Mañana, sábado, en media España (incluidas Zaragoza y Ejea, que yo sepa) se celebraran manifestaciones de pensionistas y otras a favor de la libertad de expresión y contra la ley mordaza. En lo que se refiere al último asunto, es obvio que los llamamientos en pro del pensamiento libre y la comunicación crítica coinciden con el contenido de la reciente sentencia del Tribunal Europeo de Derechos Humanos, que ha rebatido sin medias tintas fallos previos de nuestra Audiencia Nacional y el Constitucional condenando a unos independentistas catalanes por quemar un retrato del Rey. Está claro: en España se considera delito aquello que en muchos ámbitos democráticos homologados se tiene por un derecho. Ojo.

En este país no paran de decirnos que tenemos un catálogo de libertades superior, si cabe, al de cualquier otro estado de nuestro entorno. No es verdad. Hace casi 30 años que el Supremo norteamericano ya advirtió que quemar la bandera estadounidense no podía ser punible. Aquí, la verdad, hubo un momento en que parecía que íbamos por ese camino y que las expresiones extremas podían ser maleducadas, subversivas o de dudoso gusto, pero quedaban amparadas por la propia Constitución. En los últimos tiempos, ese rumbo ha girado hacia lugares más sombríos y represivos. Las multas (también a periodistas) por supuestos desacatos a los cuerpos policialesas, injurias a las autoridades y cosas semejantes) han aumentado de manera exponencial. Las sentencias condenando desahogos y alusiones, también. Que se lo digan a los de Mongolia.

Nos rodean pulsiones autoritarias.

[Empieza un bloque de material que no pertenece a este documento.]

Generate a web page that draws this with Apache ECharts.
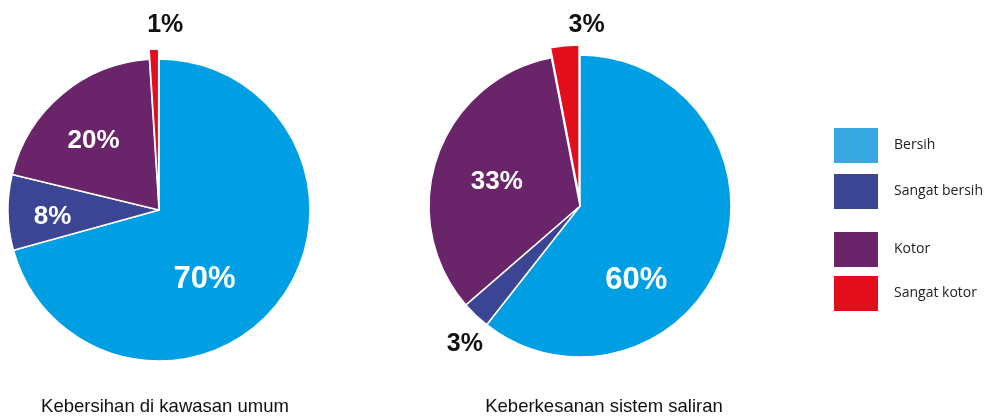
<!DOCTYPE html>
<html><head><meta charset="utf-8">
<script src="https://cdn.jsdelivr.net/npm/echarts@6/dist/echarts.min.js"></script>
<style>html,body{margin:0;padding:0;background:#fff}#c{width:991px;height:417px}</style>
</head><body><div id="c"></div>
<script>
var categories = ['Bersih', 'Sangat bersih', 'Kotor', 'Sangat kotor'];
var valuesPublic = [70, 8, 20, 1];
var valuesDrain = [60, 3, 33, 3];
var chartTitles = ['Kebersihan di kawasan umum', 'Keberkesanan sistem saliran'];

var colors = ['#009fe3', '#3b4594', '#69246a', '#e30e1b'];
var legendColors = ['#38a9e0', '#3b4594', '#69246a', '#e30e1b'];

// label tweaks (style only)
var leftOffsets = [[-17, 22], [-28, 6], [-15, -9], [9, -96]];
var rightOffsets = [[-18, 49], [-61, 81], [-9, 2], [15, -93]];
var labelDark = [false, false, false, true];
var rightDark = [false, true, false, true];

function buildData(vals, dark) {
  return categories.map(function (n, i) {
    return {
      name: n, value: vals[i], selected: i === 3,
      itemStyle: { color: colors[i] },
      label: {
        color: dark[i] ? '#111' : '#fff',
        fontSize: i === 0 ? 31 : (dark[i] ? 25 : 26)
      }
    };
  });
}
function layoutFn(offs) {
  return function (p) { return { dx: offs[p.dataIndex][0], dy: offs[p.dataIndex][1] }; };
}
function pie(center, vals, dark, offs) {
  return {
    type: 'pie', center: center, radius: 151, startAngle: 90, clockwise: true,
    selectedMode: 'single', selectedOffset: 10, animation: false, silent: true,
    itemStyle: { borderColor: '#fff', borderWidth: 1.5 },
    label: {
      show: true, position: 'inside', formatter: '{c}%',
      fontFamily: 'Liberation Sans, Arial, sans-serif', fontWeight: 'bold'
    },
    labelLine: { show: false },
    labelLayout: layoutFn(offs),
    emphasis: { disabled: true },
    data: buildData(vals, dark)
  };
}
function legendData(names) {
  return names.map(function (n) {
    var i = categories.indexOf(n);
    return { name: n, itemStyle: { color: legendColors[i] } };
  });
}
var legendText = { fontFamily: 'Open Sans, Noto Sans, sans-serif', fontSize: 14, color: '#222', padding: [0, 0, 0, 10] };
var captionStyle = { fontFamily: 'Liberation Sans, Arial, sans-serif', fontWeight: 'normal', fontSize: 18.5, color: '#111' };
var chart = echarts.init(document.getElementById('c'), null, { renderer: 'canvas' });
chart.setOption({
  animation: false,
  title: [
    { text: chartTitles[0], left: 160, top: 392, textAlign: 'center', textStyle: captionStyle },
    { text: chartTitles[1], left: 599, top: 392, textAlign: 'center', textStyle: captionStyle }
  ],
  legend: [
    { data: legendData(categories.slice(0, 2)), orient: 'vertical', left: 827, top: 121,
      itemWidth: 46, itemHeight: 37, itemGap: 7, icon: 'rect', selectedMode: false, textStyle: legendText },
    { data: legendData(categories.slice(2)), orient: 'vertical', left: 827, top: 225,
      itemWidth: 46, itemHeight: 37, itemGap: 5, icon: 'rect', selectedMode: false, textStyle: legendText }
  ],
  series: [
    pie([159, 210], valuesPublic, labelDark, leftOffsets),
    pie([580, 206], valuesDrain, rightDark, rightOffsets)
  ]
});
</script></body></html>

También en el margen fronterizo de las izquierdas, donde los dogmas viejos o nuevos sugieren que se prohiba jugar al fútbol en los recreos de los colegios, estudiar autores machistas, como Pablo Neruda... o tener pensamientos reaccionarios. Eso sí, estos desbarres proceden de gente con escaso o nulo poder. En cambio, cuando desde la acera de enfrente se ponen liberticidas, suelen ir en serio. Saben, quieren y pueden.